The tests mark the furthest north consultants from Emerson Power Transmission have traveled to look for carcinogens and other chemicals historically released from the South Hill factory.

Of the contaminants the state considers potential constituents of concern, the highest concentration was of trichloroethylene underneath one of the shed floors. There, TCE levels were 24 micrograms per cubic meter; the clean up requirement is 250 micrograms per cubic meter.

Of the 88 readings for constituents of concern taken in January, only five were above 2.0 micrograms per cubic meter, meaning the majority were too low to require action.

About three years ago, Emerson Power Transmission stepped up its investigation into past chemical use at its plant when it became clear the mitigation system for a TCE-contaminated fire water reservoir was not operating effectively. The contamination occurred under the ownership of Morse Chain, which previously owned the site.

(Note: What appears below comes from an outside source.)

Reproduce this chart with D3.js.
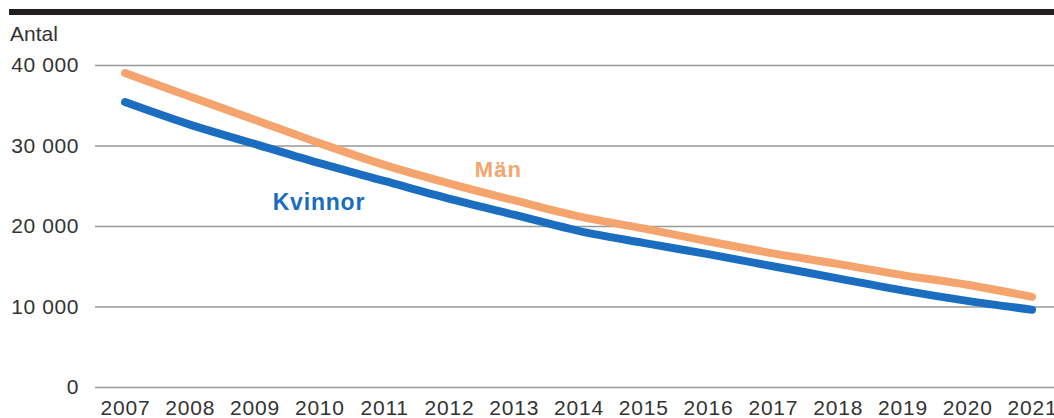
<!DOCTYPE html>
<html>
<head>
<meta charset="utf-8">
<script src="https://cdn.jsdelivr.net/npm/d3@7"></script>
<style>
  html, body { margin: 0; padding: 0; background: #fff; }
  svg { display: block; font-family: "Liberation Sans", Arial, Helvetica, sans-serif; }
</style>
</head>
<body>
<svg id="chart" width="1054" height="418"></svg>
<script>
// Antal per år, kvinnor och män
const years = [2007, 2008, 2009, 2010, 2011, 2012, 2013, 2014, 2015, 2016, 2017, 2018, 2019, 2020, 2021];
const man     = [39000, 36100, 33200, 30300, 27600, 25300, 23200, 21200, 19700, 18100, 16600, 15300, 13900, 12700, 11200];
const kvinnor = [35400, 32600, 30200, 27800, 25600, 23400, 21400, 19400, 17900, 16500, 15000, 13500, 12000, 10700, 9600];
const yTicks = [0, 10000, 20000, 30000, 40000];

const seriesNames = ["Män", "Kvinnor"];
const seriesColors = ["#f4a46c", "#1b6dc0"];

const W = 1054, H = 418;
const svg = d3.select("#chart");

const x = d3.scaleLinear().domain([2007, 2021]).range([125, 1032]);
const y = d3.scaleLinear().domain([0, 40000]).range([387, 65]);

const sv = d3.formatLocale({ decimal: ",", thousands: "\u00a0", grouping: [3], currency: ["", " kr"] });
const fmt = sv.format(",d");

// Top rule
svg.append("rect")
  .attr("x", 9).attr("y", 9)
  .attr("width", W - 9).attr("height", 6)
  .attr("fill", "#231f20");

// Unit label
svg.append("text")
  .attr("x", 10).attr("y", 41)
  .attr("font-size", 21)
  .attr("fill", "#333")
  .text("Antal");

// Y axis with gridlines
const gy = svg.append("g")
  .attr("transform", "translate(95,0)")
  .call(d3.axisLeft(y)
    .tickValues(yTicks)
    .tickSize(-(W - 95))
    .tickPadding(16)
    .tickFormat(fmt));
gy.select(".domain").remove();
gy.selectAll(".tick line").attr("stroke", "#999").attr("stroke-width", 1.5);
gy.selectAll(".tick text")
  .attr("font-size", 21)
  .attr("letter-spacing", "0.6px")
  .attr("fill", "#333")
  .attr("font-family", "'Liberation Sans', Arial, Helvetica, sans-serif");

// X axis labels
const gx = svg.append("g")
  .attr("transform", `translate(0,${y(0)})`)
  .call(d3.axisBottom(x)
    .tickValues(years)
    .tickSize(0)
    .tickPadding(13)
    .tickFormat(d3.format("d")));
gx.select(".domain").remove();
gx.selectAll(".tick text")
  .attr("font-size", 21)
  .attr("letter-spacing", "0.8px")
  .attr("fill", "#333")
  .attr("font-family", "'Liberation Sans', Arial, Helvetica, sans-serif");

// Lines
const line = d3.line()
  .x((d, i) => x(years[i]))
  .y(d => y(d))
  .curve(d3.curveMonotoneX);

[man, kvinnor].forEach((vals, k) => {
  svg.append("path")
    .datum(vals)
    .attr("fill", "none")
    .attr("stroke", seriesColors[k])
    .attr("stroke-width", 8)
    .attr("stroke-linecap", "round")
    .attr("stroke-linejoin", "round")
    .attr("d", line);
});

// Series labels
svg.append("text")
  .attr("x", x(2012.4)).attr("y", y(26100))
  .attr("font-size", 22)
  .attr("font-weight", "bold")
  .attr("letter-spacing", "1px")
  .attr("fill", seriesColors[0])
  .text(seriesNames[0]);

svg.append("text")
  .attr("x", x(2009.28)).attr("y", y(22000))
  .attr("font-size", 23)
  .attr("font-weight", "bold")
  .attr("letter-spacing", "0.8px")
  .attr("fill", seriesColors[1])
  .text(seriesNames[1]);
</script>
</body>
</html>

The chain manufacturing company used a number of solvents in addition to the likely carcinogen TCE in its operations. TCE and other chemicals have since shown up in the indoor air of homes downhill from the site and in the soil beneath homes.

Testing of the police station and courthouse was the first testing of an office building other than the factory property.

Police Chief Lauren Signer said Monday that she had not yet seen the results but was relieved to hear they were relatively low.

“These tests are not a big conversation topic here,” Signer said.

Part of the reason for that, according to Signer, is that representatives for Emerson told her that the city buildings were considered to be on the fringes of possible contamination.

Delineation of the contaminated area is one question Mayor Carolyn Peterson said she hopes will be answered with continued testing of the city facilities. Like many residents downhill from the factory, Peterson would like the plume of contamination defined, and there is notable interest in understanding what happens to the contaminants of concern when they reach Six Mile Creek, just north of the city courthouse. It's not known for certain yet whether they would be carried downstream to Cayuga Lake or could cross to the other side of the creek.

In the five rounds of testing completed thus far, consultants started with the homes closest to the factory and have moved downhill from there.

Another round of testing will be done next fall on the city properties to provide another set of data.

“What we're finding is they've not reached the limit of where the chemicals might have traveled,” said Ken Deschere, a resident of the impacted neighborhood. “Obviously this stuff has not gone away and still is very much a concern.”